Inventories jumped 17.4 percent to 2.48 million metric tons in September from a revised 2.11 million tons in August, the Malaysian Palm Oil Board said in a statement today. That is higher than the median estimate of 2.43 million tons in a Bloomberg survey last week and surpassed the previous all-time high of 2.27 million tons in November 2008. Output surged 20 percent to 2 million tons, a monthly record, while exports rose 4.5 percent to 1.51 million tons.
Rising supplies may pressure futures which plunged to the lowest level in almost three years in Kuala Lumpur last week as a deepening economic slowdown hurt demand. Stockpiles will continue to expand in October, November and December and may reach as high as 3 million tons by January, Dorab Mistry, director at Godrej International Ltd., said Sept. 23.
“This is definitely going to weigh on prices,” Abah Ofon, an analyst at Standard Chartered Plc, said by phone from Singapore today. “Policy makers in Malaysia are a little bit more proactive with regards to trying to mop up some of this inventory. This is going to limit the downside.”
Malaysia’s Plantations Industries and Commodities Minister Bernard Dompok today said that the cabinet had agreed to review the export tax structure for crude palm oil and the country will work with Indonesia to stabilize prices. The extent of the cut has yet to be decided, said Dompok, who will present to the cabinet a proposal on Oct. 12. He proposed a cut to between 8 percent and 10 percent from 23 percent on Oct. 3. Indonesia reduced taxes last year to boost shipments of processed oil, increasing competition for Malaysia.

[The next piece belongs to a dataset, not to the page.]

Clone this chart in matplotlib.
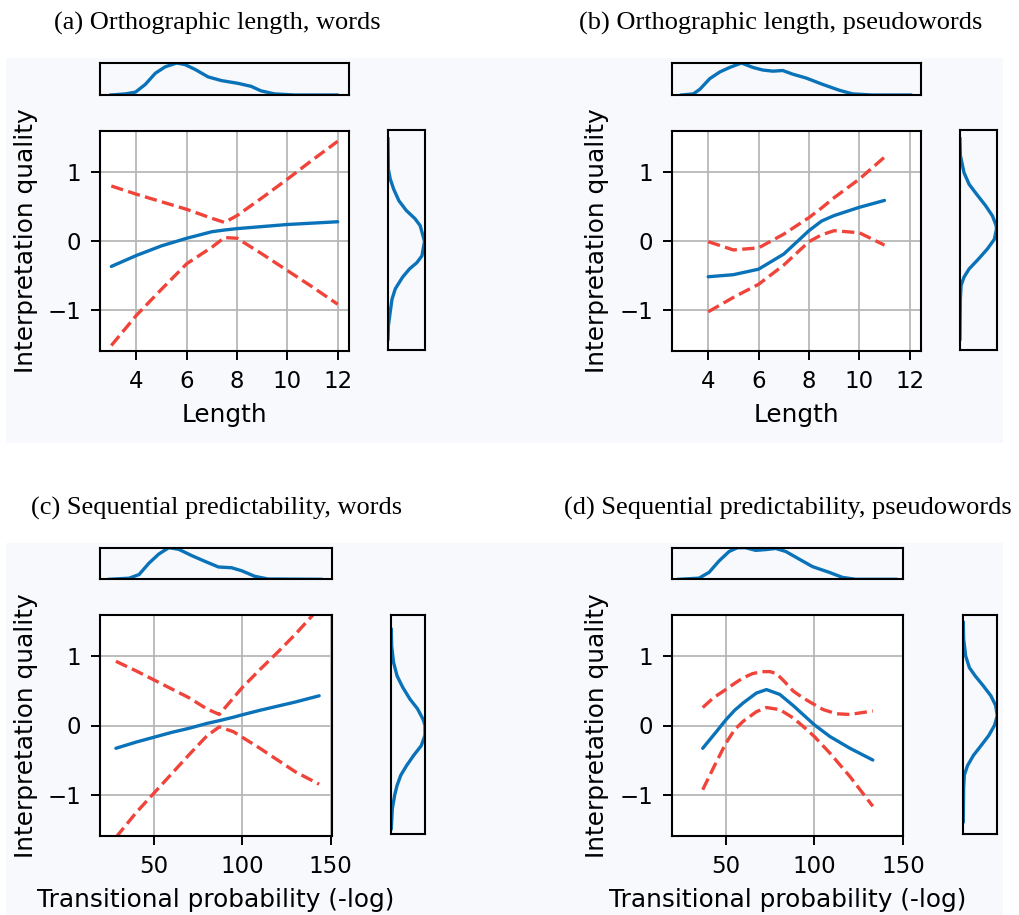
import numpy as np
import matplotlib
matplotlib.use("Agg")
import matplotlib.pyplot as plt
from matplotlib.patches import Rectangle

# ---------------- data ----------------
titles = ["(a) Orthographic length, words",
          "(b) Orthographic length, pseudowords",
          "(c) Sequential predictability, words",
          "(d) Sequential predictability, pseudowords"]
xlabels = ["Length", "Length",
           "Transitional probability (-log)", "Transitional probability (-log)"]
ylabel = "Interpretation quality"
len_ticks = [4, 6, 8, 10, 12]
tp_ticks = [50, 100, 150]
y_ticks = [-1, 0, 1]

# (a) length, words
a_x = [3, 4, 5, 6, 7, 7.5, 8, 9, 10, 11, 12]
a_fit = [-0.37, -0.21, -0.07, 0.04, 0.135, 0.16, 0.18, 0.21, 0.24, 0.26, 0.28]
a_upper = [0.80, 0.68, 0.57, 0.46, 0.33, 0.27, 0.37, 0.63, 0.90, 1.18, 1.45]
a_lower = [-1.52, -1.08, -0.70, -0.33, -0.09, 0.05, 0.04, -0.19, -0.43, -0.67, -0.92]
a_kx = [2.98, 3.57, 3.96, 4.35, 4.75, 5.14, 5.60, 5.93, 6.33, 6.85, 7.38, 8.03, 8.56, 8.95, 9.48, 10.27, 11.97]
a_kd = [0, 0.035, 0.09, 0.33, 0.68, 0.88, 1.0, 0.95, 0.80, 0.565, 0.45, 0.365, 0.27, 0.13, 0.035, 0, 0]
a_ky = [1.47, 1.03, 0.89, 0.74, 0.57, 0.43, 0.31, 0.21, 0.06, -0.02, -0.08, -0.23, -0.33, -0.42, -0.54, -0.71, -0.86, -1.05, -1.25, -1.44]
a_kyd = [0, 0.01, 0.06, 0.155, 0.30, 0.50, 0.74, 0.88, 0.96, 1.0, 0.98, 0.93, 0.79, 0.59, 0.40, 0.20, 0.11, 0.06, 0.01, 0]

# (b) length, pseudowords
b_x = [4, 5, 6, 7, 7.5, 8, 8.5, 9, 10, 11]
b_fit = [-0.52, -0.49, -0.41, -0.19, -0.02, 0.15, 0.29, 0.37, 0.49, 0.59]
b_upper = [-0.01, -0.13, -0.10, 0.10, 0.22, 0.34, 0.48, 0.63, 0.90, 1.22]
b_lower = [-1.03, -0.82, -0.63, -0.35, -0.18, -0.01, 0.09, 0.15, 0.12, -0.06]
b_kx = [2.94, 3.41, 3.67, 4.06, 4.46, 4.85, 5.32, 5.78, 6.17, 6.57, 6.96, 7.36, 7.89, 8.55, 9.20, 9.73, 10.52, 12.04]
b_kd = [0, 0.035, 0.18, 0.51, 0.72, 0.86, 1.0, 0.86, 0.78, 0.745, 0.765, 0.65, 0.53, 0.33, 0.15, 0.035, 0, 0]
b_ky = [1.47, 1.23, 0.98, 0.81, 0.67, 0.50, 0.35, 0.21, 0.16, 0.01, -0.13, -0.28, -0.42, -0.54, -0.66, -0.86, -1.44]
b_kyd = [0, 0.01, 0.11, 0.25, 0.45, 0.70, 0.89, 0.99, 1.0, 0.94, 0.75, 0.50, 0.25, 0.11, 0.03, 0.01, 0]

# (c) transitional probability, words
c_x = [28.5, 40, 50, 60, 70, 80, 87, 95, 100, 110, 120, 130, 143.5]
c_fit = [-0.33, -0.24, -0.17, -0.10, -0.04, 0.03, 0.07, 0.12, 0.155, 0.22, 0.28, 0.34, 0.43]
c_upper = [0.93, 0.79, 0.66, 0.53, 0.40, 0.24, 0.16, 0.40, 0.55, 0.81, 1.06, 1.32, 1.70]
c_lower = [-1.62, -1.26, -0.98, -0.70, -0.42, -0.15, -0.02, -0.09, -0.17, -0.33, -0.50, -0.67, -0.85]
c_kx = [24.7, 36.0, 41.6, 47.2, 52.8, 58.4, 64.0, 71.6, 79.0, 86.5, 94.0, 99.7, 107.1, 114.6, 144.6]
c_kd = [0, 0.035, 0.15, 0.51, 0.80, 1.0, 0.95, 0.745, 0.565, 0.39, 0.365, 0.27, 0.094, 0.01, 0]
c_ky = [1.39, 1.15, 0.91, 0.71, 0.54, 0.37, 0.23, 0.08, -0.01, -0.16, -0.31, -0.45, -0.60, -0.74, -0.89, -1.03, -1.23, -1.52]
c_kyd = [0, 0.01, 0.065, 0.17, 0.34, 0.55, 0.77, 0.93, 0.99, 0.99, 0.88, 0.66, 0.45, 0.28, 0.17, 0.10, 0.03, 0]

# (d) transitional probability, pseudowords
d_x = [37, 44.7, 50, 55, 60, 67.3, 73, 80.5, 88, 94, 100, 108.8, 120.1, 133]
d_fit = [-0.33, -0.09, 0.08, 0.22, 0.33, 0.47, 0.52, 0.45, 0.29, 0.15, 0.01, -0.16, -0.33, -0.50]
d_ux = [37, 43, 50, 55, 59.8, 65, 70, 75, 78.7, 83, 88, 93, 97.5, 105, 112.5, 120.1, 133]
d_upper = [0.26, 0.40, 0.52, 0.61, 0.69, 0.75, 0.78, 0.78, 0.75, 0.64, 0.50, 0.41, 0.34, 0.23, 0.17, 0.16, 0.21]
d_lx = [37, 43.3, 50, 55, 59.8, 67.3, 73, 80.5, 88, 94, 100, 108.8, 120.1, 133]
d_lower = [-0.93, -0.60, -0.26, -0.06, 0.06, 0.20, 0.26, 0.23, 0.11, -0.02, -0.16, -0.40, -0.74, -1.17]
d_kx = [23.6, 34.9, 40.6, 46.2, 51.9, 56.6, 61.3, 66.9, 72.6, 78.2, 83.9, 91.4, 99.0, 108.4, 115.9, 123.4, 146.0]
d_kd = [0, 0.036, 0.22, 0.58, 0.88, 1.0, 1.0, 0.915, 0.94, 0.976, 0.88, 0.64, 0.40, 0.22, 0.06, 0, 0]
d_ky = [1.49, 1.25, 1.0, 0.83, 0.71, 0.57, 0.42, 0.28, 0.13, -0.01, -0.16, -0.31, -0.45, -0.60, -0.74, -0.93, -1.42]
d_kyd = [0, 0.01, 0.07, 0.18, 0.35, 0.58, 0.81, 0.95, 1.0, 0.92, 0.75, 0.52, 0.30, 0.125, 0.03, 0.01, 0]

# ---------------- style ----------------
BLUE = "#0a72b8"
RED = "#f0443a"
BG = "#f8f9fc"
W, H = 1019, 915

fig = plt.figure(figsize=(W / 100, H / 100), dpi=100)
fig.patch.set_facecolor("white")


def rect(x0, y0, x1, y1):
    return [x0 / W, 1 - y1 / H, (x1 - x0) / W, (y1 - y0) / H]


# light panel backgrounds
for (x0, y0, x1, y1) in [(6, 58, 508, 443), (508, 58, 1003, 443),
                         (6, 543, 508, 915), (508, 543, 1003, 915)]:
    fig.patches.append(Rectangle((x0 / W, 1 - y1 / H), (x1 - x0) / W, (y1 - y0) / H,
                                 transform=fig.transFigure, facecolor=BG,
                                 edgecolor="none", zorder=-10))

panels = [
    dict(main=(100, 131, 349, 351), top=(100, 63, 349, 95), right=(388, 130, 424.5, 350),
         xlim=(2.55, 12.45), xticks=len_ticks,
         fx=a_x, fit=a_fit, ux=a_x, up=a_upper, lx=a_x, lo=a_lower,
         kx=a_kx, kd=a_kd, ky=a_ky, kyd=a_kyd, title_xy=(217, 30)),
    dict(main=(671.7, 131, 921, 351), top=(671.7, 63, 921, 95), right=(960, 130, 996.5, 350),
         xlim=(2.55, 12.45), xticks=len_ticks,
         fx=b_x, fit=b_fit, ux=b_x, up=b_upper, lx=b_x, lo=b_lower,
         kx=b_kx, kd=b_kd, ky=b_ky, kyd=b_kyd, title_xy=(781, 30)),
    dict(main=(100, 615, 331.5, 836), top=(100, 547.7, 331.5, 579.3), right=(391.3, 615, 425.3, 834),
         xlim=(19.5, 150.5), xticks=tp_ticks,
         fx=c_x, fit=c_fit, ux=c_x, up=c_upper, lx=c_x, lo=c_lower,
         kx=c_kx, kd=c_kd, ky=c_ky, kyd=c_kyd, title_xy=(217, 515)),
    dict(main=(671.7, 615, 903.3, 836), top=(671.7, 547.7, 903.3, 579.3), right=(963.3, 615, 997.3, 834),
         xlim=(19.5, 150.2), xticks=tp_ticks,
         fx=d_x, fit=d_fit, ux=d_ux, up=d_upper, lx=d_lx, lo=d_lower,
         kx=d_kx, kd=d_kd, ky=d_ky, kyd=d_kyd, title_xy=(787.5, 515)),
]

AX_LW = 1.5
LINE_LW = 2.4

for i, p in enumerate(panels):
    ax = fig.add_axes(rect(*p["main"]))
    ax.set_facecolor("white")
    ax.plot(p["fx"], p["fit"], color=BLUE, lw=LINE_LW, solid_capstyle="round",
            solid_joinstyle="round")
    ax.plot(p["ux"], p["up"], color=RED, lw=LINE_LW, ls="--", dash_joinstyle="round")
    ax.plot(p["lx"], p["lo"], color=RED, lw=LINE_LW, ls="--", dash_joinstyle="round")
    ax.set_xlim(*p["xlim"])
    ax.set_ylim(-1.6, 1.6)
    ax.set_xticks(p["xticks"])
    ax.set_yticks(y_ticks)
    ax.grid(True, color="#b8b8b8", lw=1.3)
    ax.set_axisbelow(True)
    ax.tick_params(labelsize=16.5, width=1.4, length=6.5, pad=7)
    for s in ax.spines.values():
        s.set_linewidth(AX_LW)
    ax.set_xlabel(xlabels[i], fontsize=17.8, labelpad=7.5)
    ax.set_ylabel(ylabel, fontsize=17.8, labelpad=7)

    axt = fig.add_axes(rect(*p["top"]))
    axt.set_facecolor(BG)
    axt.plot(p["kx"], p["kd"], color=BLUE, lw=LINE_LW, solid_joinstyle="round")
    axt.set_xlim(*p["xlim"])
    axt.set_ylim(0, 1.0)
    axt.set_xticks([])
    axt.set_yticks([])
    for s in axt.spines.values():
        s.set_linewidth(AX_LW)

    axr = fig.add_axes(rect(*p["right"]))
    axr.set_facecolor(BG)
    axr.plot(p["kyd"], p["ky"], color=BLUE, lw=LINE_LW, solid_joinstyle="round")
    axr.set_xlim(0, 1.0)
    axr.set_ylim(-1.6, 1.6)
    axr.set_xticks([])
    axr.set_yticks([])
    for s in axr.spines.values():
        s.set_linewidth(AX_LW)

    tx, ty = p["title_xy"]
    fig.text(tx / W, 1 - ty / H, titles[i], ha="center", va="baseline",
             fontsize=19, family=["Liberation Serif", "DejaVu Serif"])

fig.savefig("out.png", dpi=100, facecolor="white")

Palm oil for December delivery gained 0.8 percent to 2,457 ringgit ($799) a ton on the Malaysia Derivatives Exchange, the highest price at close for the most-active contract since Oct. 1. Futures dropped 5.2 percent last week after falling on Oct. 2 to the lowest close since November 2009.
“I would expect to see demand coming back in strongly at these levels,” said Ofon. “With Indonesia now such a fierce competitor, the issue whether demand actually goes into Malaysia is arguable, a lot of that demand may just actually veer off to Indonesia instead.”
Malaysian output may increase this month before declining sharply as the high production season ends, Ofon said. Output typically peaks between July and October, before tapering off from November onwards.
Exports from Malaysia fell 1 percent to 448,624 tons in the first 10 days of October from 453,302 tons in the same period in September, surveyor Intertek said.